Most academic journals, at least in the scientific fields, are published by scientific societies, of which there are thousands across the world. But what at first glance looks like a highly diverse spread has, in recent history, become a largely homogenous one. That's because over the last few decades, commercial publishing houses have been rapidly acquiring these once-nonprofit journals, to a point where a few commercial houses now publish close to 50 percent of all academic journals ( Those who follow the industry say that scientific societies link up with the large publishers because of the guaranteed revenue stream. More than a decade ago, the big publishers secured what is often referred to as the "big deal," a form of bundling in which a large university library, instead of subscribing to individual journals, subscribes to hundreds at a time. In theory this drives down the per-journal cost but it also leads to the library paying for many journals it'll never use (the same way cable users are forced to pay for ESPN as part of the package even though they may not watch sports).

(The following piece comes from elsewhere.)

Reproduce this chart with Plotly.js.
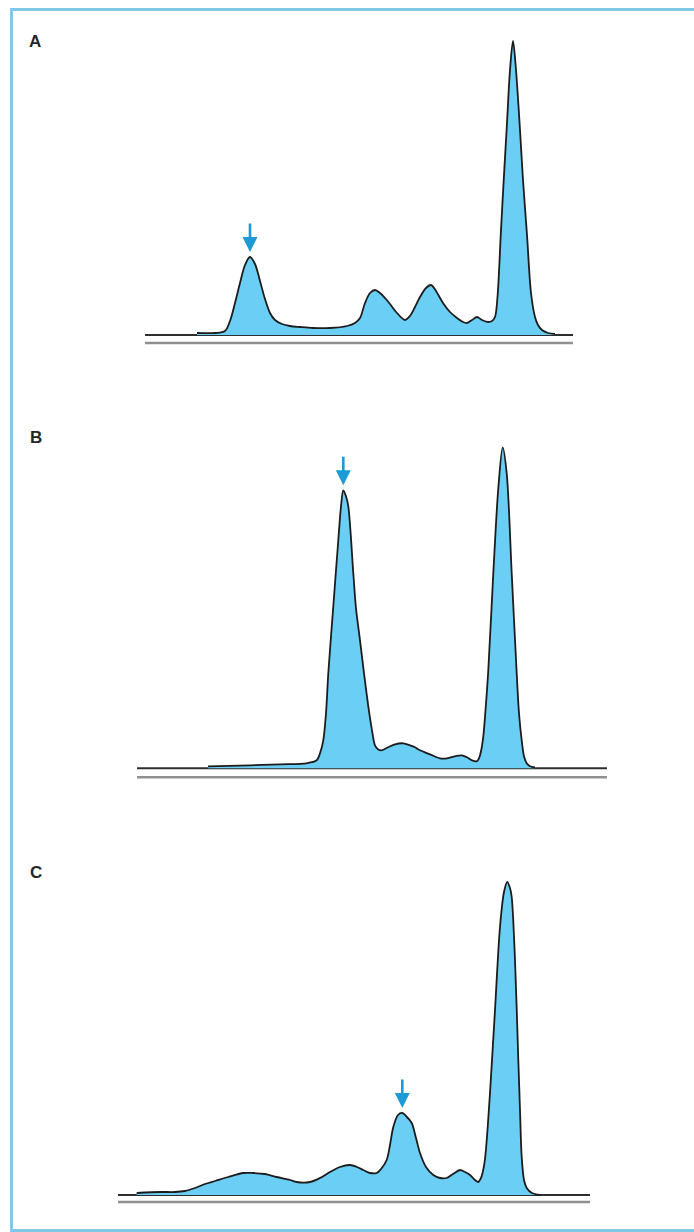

About 80 percent of a journal publisher's subscription revenue comes from university libraries, and for the last decade librarians have complained of an unsustainable rise in journal pricing, which they've pegged to about 7 percent a year. They attribute this rise to just a few large publishers who they say have attained a monopoly-like stranglehold on the academic publishing world. Though not all revenue figures are public, it's common knowledge that some of these commercial houses command between a 30 and 40 percent profit margin, which is unheard of in most industries. Librarians feel they've been held hostage to these steep pricing increases because of the constant pressure to provide access to the most up-to-date research to their campus faculty and students.

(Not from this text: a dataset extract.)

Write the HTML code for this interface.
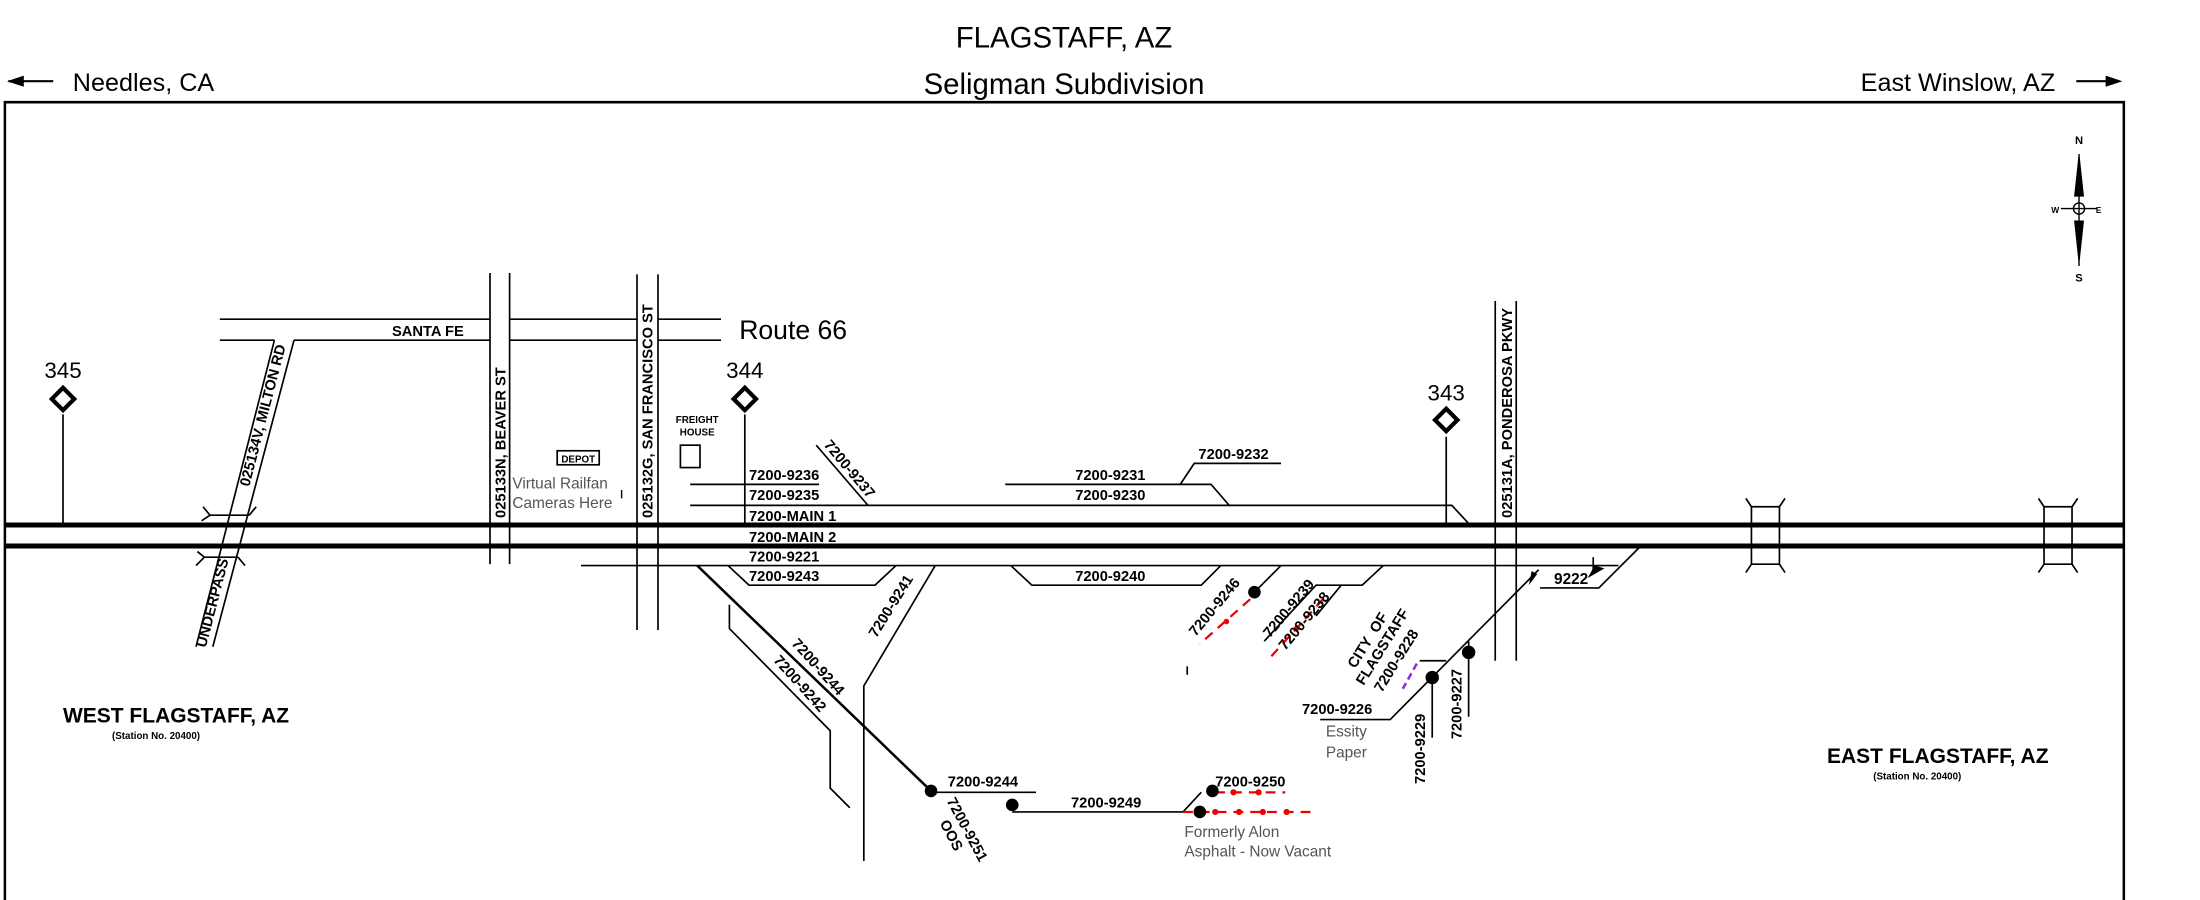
<!DOCTYPE html>
<html><head><meta charset="utf-8"><style>
html,body{margin:0;padding:0;background:#fff;}
svg{display:block;}
text{font-family:"Liberation Sans Narrow","Liberation Sans",sans-serif;}
.b{font-weight:bold;font-size:10.5px;}
.g{fill:#555;font-family:"Liberation Sans",sans-serif;font-size:11px;}
</style></head><body>
<svg width="2200" height="900" viewBox="0 0 1571.4 642.9" preserveAspectRatio="none" xmlns="http://www.w3.org/2000/svg">
<g fill="none" stroke="#000" stroke-width="1.2">
<path d="M3.5 660 V73 H1517 V660" stroke-width="1.8"/>
<line x1="3.5" y1="375" x2="1517" y2="375" stroke-width="3.6"/>
<line x1="3.5" y1="390" x2="1517" y2="390" stroke-width="3.6"/>
<path d="M157 228 H350 M364 228 H455 M470 228 H515 M157 243 H196 M210 243 H350 M364 243 H455 M470 243 H515"/>
<path d="M350 195 V403 M364 195 V403 M455 196 V450 M470 196 V450"/>
<path d="M196 243 L140 462 M210 243 L152 462"/>
<path d="M150 368 L178 368 M146 398 L170 398 M145 362 L150 368 L144 372 M183 362 L178 368 M140 404 L146 398 L141 394 M175 404 L170 398"/>
<path d="M45 296 V375 M532 296 V375 M1033 312 V375"/>
<path d="M1068 215 V472 M1083 215 V472"/>
<path d="M1251 362 V403 M1271 362 V403 M1251 362 H1271 M1251 403 H1271 M1247 356 L1251 362 M1275 356 L1271 362 M1247 409 L1251 403 M1275 409 L1271 403"/>
<path d="M1460 362 V403 M1480 362 V403 M1460 362 H1480 M1460 403 H1480 M1456 356 L1460 362 M1484 356 L1480 362 M1456 409 L1460 403 M1484 409 L1480 403"/>
<path d="M493 346 H585 M493 361 H1037 L1050 375 M718 346 H865 L878 361 M843 346 L853 331 H915"/>
<path d="M583 318 L620 361"/>
<path d="M415 404 H1156"/>
<path d="M1100 420 H1142 L1171 391"/>
<path d="M520 404 L535 418 H625 L640 404"/>
<path d="M722 404 L737 418 H858 L872 404"/>
<path d="M668 404 L617 490 V615"/>
<path d="M521 432 V449 L593 522 V563 L607 577"/>
<path d="M498 404 L665 565" stroke-width="1.8"/>
<path d="M665 566 H740 M723 580 H845 L858 566"/>
<path d="M915 404 L896 423"/>
<path d="M988 404 L973 418 H940 L903 458 M958 418 L940 440"/>
<path d="M1099 407 L993 514 H943"/>
<path d="M1023 484 V527 M1049 458 V512 M1014 472 H1033"/>
<path d="M1138 398 V410"/>
<path d="M848 476 V482"/>
</g>
<g stroke="#e00" stroke-width="1.6" fill="none" stroke-dasharray="7 5">
<path d="M893 428 L857 460"/>
<path d="M945 428 L907 470"/>
<path d="M868 566 H918"/>
<path d="M845 580 H940"/>
</g>
<g fill="#e00">
<circle cx="881" cy="566" r="2.2"/><circle cx="899" cy="566" r="2.2"/>
<circle cx="868" cy="580" r="2.2"/><circle cx="885" cy="580" r="2.2"/><circle cx="902" cy="580" r="2.2"/><circle cx="919" cy="580" r="2.2"/>
<circle cx="876" cy="444" r="2"/><circle cx="926" cy="449" r="2"/>
</g>
<path d="M1012 474 L1002 492" stroke="#8a2be2" stroke-width="1.8" stroke-dasharray="5 3"/>
<g fill="#000">
<circle cx="665" cy="565" r="4.5"/><circle cx="723" cy="575" r="4.5"/>
<circle cx="866" cy="565" r="4.5"/><circle cx="857" cy="580" r="4.5"/>
<circle cx="896" cy="423" r="4.5"/><circle cx="1023" cy="484" r="4.8"/><circle cx="1049" cy="466" r="4.8"/>
</g>
<g fill="none" stroke="#000" stroke-width="3">
<path d="M45 277 L53 285 L45 293 L37 285 Z"/>
<path d="M532 277 L540 285 L532 293 L524 285 Z"/>
<path d="M1033 292 L1041 300 L1033 308 L1025 300 Z"/>
</g>
<g font-family="Liberation Sans,sans-serif" font-size="16" text-anchor="middle">
<text x="45" y="270">345</text><text x="532" y="270">344</text><text x="1033" y="286">343</text>
</g>
<rect x="398" y="322" width="30" height="10" fill="none" stroke="#000" stroke-width="1.2"/>
<text x="413" y="330.5" font-size="7" font-weight="bold" text-anchor="middle">DEPOT</text>
<rect x="486" y="318" width="14" height="16" fill="none" stroke="#000" stroke-width="1.2"/>
<text x="498" y="302" font-size="7" font-weight="bold" text-anchor="middle">FREIGHT</text>
<text x="498" y="311" font-size="7" font-weight="bold" text-anchor="middle">HOUSE</text>
<path d="M1146 406 L1134 413 L1139 404 Z" fill="#000"/>
<path d="M1098 410 L1092 418 L1094 408 Z" fill="#000"/>
<g stroke="#000" stroke-width="1" fill="none">
<path d="M1485 110 V190 M1472 149 H1498"/>
<circle cx="1485" cy="149" r="4"/>
<path d="M1485 112 L1482 140 L1488 140 Z M1485 186 L1482 158 L1488 158 Z" fill="#000"/>
</g>
<g font-size="8" font-weight="bold" text-anchor="middle" font-family="Liberation Sans,sans-serif">
<text x="1485" y="103">N</text><text x="1485" y="201">S</text><text x="1468" y="152" font-size="6">W</text><text x="1499" y="152" font-size="6">E</text>
</g>
<g font-family="Liberation Sans,sans-serif" text-anchor="middle" font-size="21">
<text x="760" y="34">FLAGSTAFF, AZ</text>
<text x="760" y="67">Seligman Subdivision</text>
</g>
<text x="52" y="65" font-family="Liberation Sans,sans-serif" font-size="18">Needles, CA</text>
<text x="1468" y="65" font-family="Liberation Sans,sans-serif" font-size="18" text-anchor="end">East Winslow, AZ</text>
<path d="M6 58 H38 M1483 58 H1512" stroke="#000" stroke-width="1.5"/>
<path d="M5 58 L17 54 L17 62 Z M1516 58 L1504 54 L1504 62 Z" fill="#000"/>
<text x="528" y="242" font-family="Liberation Sans,sans-serif" font-size="19">Route 66</text>
<text x="280" y="240" class="b" font-size="9">SANTA FE</text>
<text class="b" font-size="9" transform="translate(361,370) rotate(-90)" font-family="Liberation Sans,sans-serif">025133N, BEAVER ST</text>
<text class="b" font-size="9" transform="translate(466,370) rotate(-90)" font-family="Liberation Sans,sans-serif">025132G, SAN FRANCISCO ST</text>
<text class="b" font-size="9" transform="translate(1080,370) rotate(-90)" font-family="Liberation Sans,sans-serif">025131A, PONDEROSA PKWY</text>
<text class="b" font-size="9" transform="translate(178,348) rotate(-75.5)" font-family="Liberation Sans,sans-serif">025134V, MILTON RD</text>
<text class="b" font-size="8.5" transform="translate(147,463) rotate(-75.5)">UNDERPASS</text>
<text x="366" y="349" class="g">Virtual Railfan</text>
<text x="366" y="363" class="g">Cameras Here</text>
<line x1="444" y1="350" x2="444" y2="356" stroke="#000"/>
<g class="b">
<text x="535" y="343">7200-9236</text>
<text x="535" y="357">7200-9235</text>
<text x="535" y="372">7200-MAIN 1</text>
<text x="535" y="387">7200-MAIN 2</text>
<text x="535" y="401">7200-9221</text>
<text x="535" y="415">7200-9243</text>
<text x="768" y="343">7200-9231</text>
<text x="768" y="357">7200-9230</text>
<text x="856" y="328">7200-9232</text>
<text x="768" y="415">7200-9240</text>
<text x="1110" y="417" font-size="11">9222</text>
<text x="677" y="562">7200-9244</text>
<text x="765" y="577">7200-9249</text>
<text x="868" y="562">7200-9250</text>
<text x="930" y="510">7200-9226</text>
<text transform="translate(588,318) rotate(50)">7200-9237</text>
<text transform="translate(626,456) rotate(-58)">7200-9241</text>
<text transform="translate(565,460) rotate(48)">7200-9244</text>
<text transform="translate(552,472) rotate(48)">7200-9242</text>
<text transform="translate(676,572) rotate(62)">7200-9251</text>
<text transform="translate(671,588) rotate(62)">OOS</text>
<text transform="translate(854,455) rotate(-50)">7200-9246</text>
<text transform="translate(907,456) rotate(-50)">7200-9239</text>
<text transform="translate(918,465) rotate(-50)">7200-9238</text>
<text transform="translate(968,478) rotate(-58)">CITY&#160;&#160;OF</text>
<text transform="translate(974,490) rotate(-58)">FLAGSTAFF</text>
<text transform="translate(987,495) rotate(-58)">7200-9228</text>
<text transform="translate(1018,560) rotate(-90)">7200-9229</text>
<text transform="translate(1044,528) rotate(-90)">7200-9227</text>
</g>
<text x="947" y="526" class="g">Essity</text>
<text x="947" y="541" class="g">Paper</text>
<text x="846" y="598" class="g">Formerly Alon</text>
<text x="846" y="612" class="g">Asphalt - Now Vacant</text>
<text x="45" y="516" font-weight="bold" font-size="15">WEST FLAGSTAFF, AZ</text>
<text x="80" y="528" font-weight="bold" font-size="7">(Station No. 20400)</text>
<text x="1305" y="545" font-weight="bold" font-size="15">EAST FLAGSTAFF, AZ</text>
<text x="1338" y="557" font-weight="bold" font-size="7">(Station No. 20400)</text>
</svg>
</body></html>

This is why librarians have been some of the loudest advocates for open-access journals. But though they have clear financial motives for this advocacy, they have been joined by many academics in recent years, along with some in the federal government who allocate billions of dollars annually in taxpayer-funded research grants--grants that go toward the very research that ends up published by these journals.

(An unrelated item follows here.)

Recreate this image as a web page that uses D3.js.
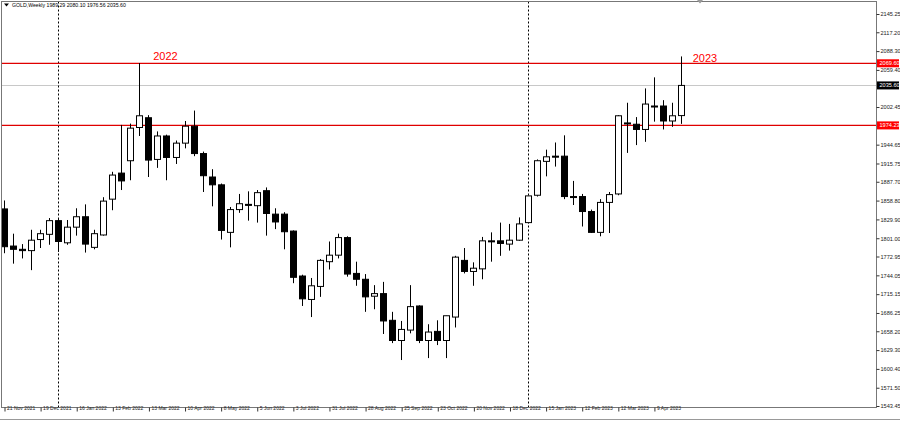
<!DOCTYPE html>
<html><head><meta charset="utf-8">
<script src="https://cdn.jsdelivr.net/npm/d3@7"></script>
<style>
html,body{margin:0;padding:0;background:#fff;}
svg{display:block;font-family:"Liberation Sans",Arial,sans-serif;}
</style></head>
<body>
<svg id="chart" width="900" height="421"></svg>
<script>
const symbolTitle = "GOLD,Weekly";
const weeks = ["2021-11-21","2021-11-28","2021-12-05","2021-12-12","2021-12-19","2021-12-26",
"2022-01-02","2022-01-09","2022-01-16","2022-01-23","2022-01-30","2022-02-06","2022-02-13","2022-02-20","2022-02-27","2022-03-06","2022-03-13","2022-03-20","2022-03-27","2022-04-03","2022-04-10","2022-04-17","2022-04-24","2022-05-01","2022-05-08","2022-05-15","2022-05-22","2022-05-29","2022-06-05","2022-06-12","2022-06-19","2022-06-26","2022-07-03","2022-07-10","2022-07-17","2022-07-24","2022-07-31","2022-08-07","2022-08-14","2022-08-21","2022-08-28","2022-09-04","2022-09-11","2022-09-18","2022-09-25","2022-10-02","2022-10-09","2022-10-16","2022-10-23","2022-10-30","2022-11-06","2022-11-13","2022-11-20","2022-11-27","2022-12-04","2022-12-11","2022-12-18","2022-12-25",
"2023-01-01","2023-01-08","2023-01-15","2023-01-22","2023-01-29","2023-02-05","2023-02-12","2023-02-19","2023-02-26","2023-03-05","2023-03-12","2023-03-19","2023-03-26","2023-04-02","2023-04-09","2023-04-16","2023-04-23","2023-04-30"];
const open  = [1846,1789,1784,1782,1799,1807,1828,1794,1818,1834,1787,1806,1861,1901,1920,1971,1986,1922,1958,1925,1947,1973,1931,1895,1883,1810,1845,1853,1851,1874,1838,1838,1812,1743,1707,1727,1765,1775,1802,1747,1738,1712,1716,1675,1644,1660,1697,1644,1658,1644,1680,1767,1750,1754,1797,1797,1792,1798,1825,1867,1919,1927,1927,1865,1865,1842,1810,1856,1869,1978,1976,1968,2004,2004,1981,1989.29];
const high  = [1859,1808,1792,1814,1814,1832,1832,1829,1847,1853,1814,1864,1903,1975,1977,2070,1990,1965,1960,1951,1981,1997,1934,1907,1885,1849,1869,1873,1875,1879,1847,1841,1813,1745,1740,1769,1796,1808,1804,1765,1746,1729,1734,1688,1674,1729,1698,1669,1675,1682,1774,1786,1764,1803,1810,1825,1823,1833,1866,1922,1937,1948,1959,1889,1869,1845,1861,1872,1990,2009,1987,2031,2048,2013,2009,2080.10];
const low   = [1778,1762,1770,1752,1786,1791,1780,1791,1805,1779,1784,1805,1844,1875,1890,1958,1895,1909,1890,1915,1939,1927,1872,1850,1799,1787,1840,1828,1825,1805,1815,1784,1732,1697,1680,1711,1753,1770,1742,1728,1688,1692,1654,1640,1614,1655,1640,1617,1637,1617,1664,1747,1728,1738,1765,1774,1782,1797,1824,1865,1896,1911,1861,1852,1819,1809,1804,1809,1867,1932,1944,1949,1980,1968,1972,1976.56];
const close = [1788,1784,1782,1798,1808,1828,1796,1818,1834,1792,1808,1858,1898,1889,1970,1989,1921,1958,1925,1947,1973,1931,1897,1883,1813,1845,1854,1852,1871,1839,1826,1811,1741,1708,1728,1767,1775,1802,1746,1738,1711,1716,1674,1644,1661,1696,1644,1657,1644,1682,1772,1750,1755,1797,1796,1793,1798,1823,1866,1920,1926,1926,1865,1864,1842,1810,1856,1868,1989,1977,1968,2007,2003,1981,1989,2035.60];
const priceTicks = [2145.25,2117.20,2088.30,2059.40,2002.45,1944.65,1915.75,1887.70,1858.80,1829.90,1801.00,1772.95,1744.05,1715.15,1686.25,1658.20,1629.30,1600.40,1571.50,1543.45];
const dateTicks = ["2021-11-21","2021-12-19","2022-01-16","2022-02-13","2022-03-13","2022-04-10","2022-05-08","2022-06-05","2022-07-03","2022-07-31","2022-08-28","2022-09-25","2022-10-23","2022-11-20","2022-12-18","2023-01-15","2023-02-12","2023-03-12","2023-04-09"];
const yearStarts = ["2022-01-02","2023-01-01"];
const levelPrices = [2069.60, 1974.23];
const yearLabels = ["2022","2023"];
const yearLabelWeeks = ["2022-03-06","2023-04-30"];
const yearLabelPrices = [2074, 2071];
const currentPrice = 2035.60;

const svg = d3.select("#chart");
const W = 900, H = 421;
const plotL = 1.5, plotR = 876.5, plotT = 1.5, plotB = 407.5;
const parse = d3.utcParse("%Y-%m-%d");
const data = weeks.map((w,i)=>({d:parse(w),o:open[i],h:high[i],l:low[i],c:close[i]}));

const x = d3.scaleUtc().domain([data[0].d, data[data.length-1].d]).range([4, 681]);
const y = d3.scaleLinear().domain([1543.45, 2145.25]).range([406, 14]);
const px = v => Math.round(x(v)) + 0.5;
const f2 = d3.format(".2f");

svg.append("rect").attr("width",W).attr("height",H).attr("fill","#fff");

// current price line
svg.append("line").attr("x1",plotL).attr("x2",plotR)
  .attr("y1",Math.round(y(currentPrice))+0.5).attr("y2",Math.round(y(currentPrice))+0.5)
  .attr("stroke","#c8c8c8").attr("stroke-width",1);

// year separators
svg.selectAll("line.sep").data(yearStarts).join("line").attr("class","sep")
  .attr("x1",d=>px(parse(d))).attr("x2",d=>px(parse(d)))
  .attr("y1",plotT).attr("y2",plotB)
  .attr("stroke","#000").attr("stroke-width",1).attr("stroke-dasharray","2,2");

// level lines
svg.selectAll("line.lvl").data(levelPrices).join("line").attr("class","lvl")
  .attr("x1",plotL).attr("x2",plotR)
  .attr("y1",d=>y(d)).attr("y2",d=>y(d))
  .attr("stroke","#e00000").attr("stroke-width",1.3);

// candles
const g = svg.append("g");
g.selectAll("line.wick").data(data).join("line").attr("class","wick")
  .attr("x1",d=>px(d.d)).attr("x2",d=>px(d.d))
  .attr("y1",d=>y(d.h)).attr("y2",d=>y(d.l))
  .attr("stroke","#000").attr("stroke-width",1);
g.selectAll("rect.body").data(data).join("rect").attr("class","body")
  .attr("x",d=>px(d.d)-3).attr("width",6)
  .attr("y",d=>Math.min(y(d.o),y(d.c)))
  .attr("height",d=>Math.max(1,Math.abs(y(d.o)-y(d.c))))
  .attr("fill",d=>d.c>=d.o?"#fff":"#000")
  .attr("stroke","#000").attr("stroke-width",1);

// year labels
svg.selectAll("text.yr").data(yearLabels).join("text").attr("class","yr")
  .attr("x",(d,i)=>x(parse(yearLabelWeeks[i]))+ (i===0?26:24))
  .attr("y",(d,i)=>y(yearLabelPrices[i]))
  .attr("text-anchor","middle").attr("font-size",11).attr("fill","#ff0000")
  .text(d=>d);

// frame
svg.append("rect").attr("x",plotL).attr("y",plotT).attr("width",plotR-plotL).attr("height",plotB-plotT)
  .attr("fill","none").attr("stroke","#777").attr("stroke-width",1);
svg.append("line").attr("x1",0).attr("x2",W).attr("y1",419.5).attr("y2",419.5).attr("stroke","#999");

// right axis
const yAxis = d3.axisRight(y).tickValues(priceTicks).tickFormat(f2).tickSize(3).tickPadding(1);
const ya = svg.append("g").attr("transform",`translate(${plotR},0)`).call(yAxis);
ya.select(".domain").remove();
ya.selectAll("line").attr("stroke","#333");
ya.selectAll("text").attr("font-size",5.6).attr("fill","#222").attr("font-family","Liberation Sans, Arial");

// bottom axis
const xAxis = d3.axisBottom(x).tickValues(dateTicks.map(parse)).tickFormat(d3.utcFormat("%-d %b %Y")).tickSize(4);
const xa = svg.append("g").attr("transform",`translate(0.5,${plotB})`).call(xAxis);
xa.select(".domain").remove();
xa.selectAll("line").attr("stroke","#333");
xa.selectAll("text").attr("font-size",5).attr("fill","#222").attr("text-anchor","start")
  .attr("dx",2).attr("dy",0).attr("y",2).attr("font-family","Liberation Sans, Arial");

// price boxes on the axis
function priceBox(v, bg){
  const yy = y(v);
  svg.append("rect").attr("x",plotR+0.5).attr("y",yy-4).attr("width",22).attr("height",8).attr("fill",bg);
  svg.append("text").attr("x",plotR+3).attr("y",yy).attr("dy","0.35em")
    .attr("font-size",5.6).attr("fill","#fff").text(f2(v));
}
levelPrices.forEach(v=>priceBox(v,"#ff0000"));
priceBox(currentPrice,"#000");

// header
svg.append("path").attr("d","M4,3.5 L9,3.5 L6.5,6.5 Z").attr("fill","#000");
svg.append("text").attr("x",12).attr("y",5.5).attr("dy","0.35em").attr("font-size",5.2).attr("fill","#000")
  .text(`${symbolTitle}  ${f2(open[open.length-1])} ${f2(high[high.length-1])} ${f2(low[low.length-1])} ${f2(close[close.length-1])}`);

// shift marker
svg.append("path").attr("d","M697,0 L703,0 L700,3.5 Z").attr("fill","#999");
</script>
</body></html>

Though the business models vary, many open-access journals are able to dispense with the subscription revenue by charging upfront publication fees to the researcher submitting work. These fees are typically a few thousand dollars, and critics of open access (who often work for the traditional journals) say these publication charges merely shift the cost of production from the consumer to the producer of the content, and in the process create an inherent conflict of interest. After all, how can you expect a journal to reject sub-par manuscripts when it has a financial incentive to accept as many as possible? Martin Frank, the executive director of the American Physiological Society, which currently publishes 14 scientific journals, estimated the per-article cost in one of his journals at between $2,500 and $3,000. "I once said to a chair of a department of physiology, 'How many papers did you publish last year?'" Frank said. "And he said 16. And I asked, 'So at $3,000 a head a paper, you've got $48,000 from your research grant to pay for the publication?' And he replied that he wouldn't take it off his grant; that he has a slush fund in the department. But the thing is, most researchers don't have a slush fund. Most people would have to use the money from their research grants to pay for the publication." In some cases, Frank said, a researcher doesn't publish his research until years after his grant has ended, making the upfront open-access costs prohibitive.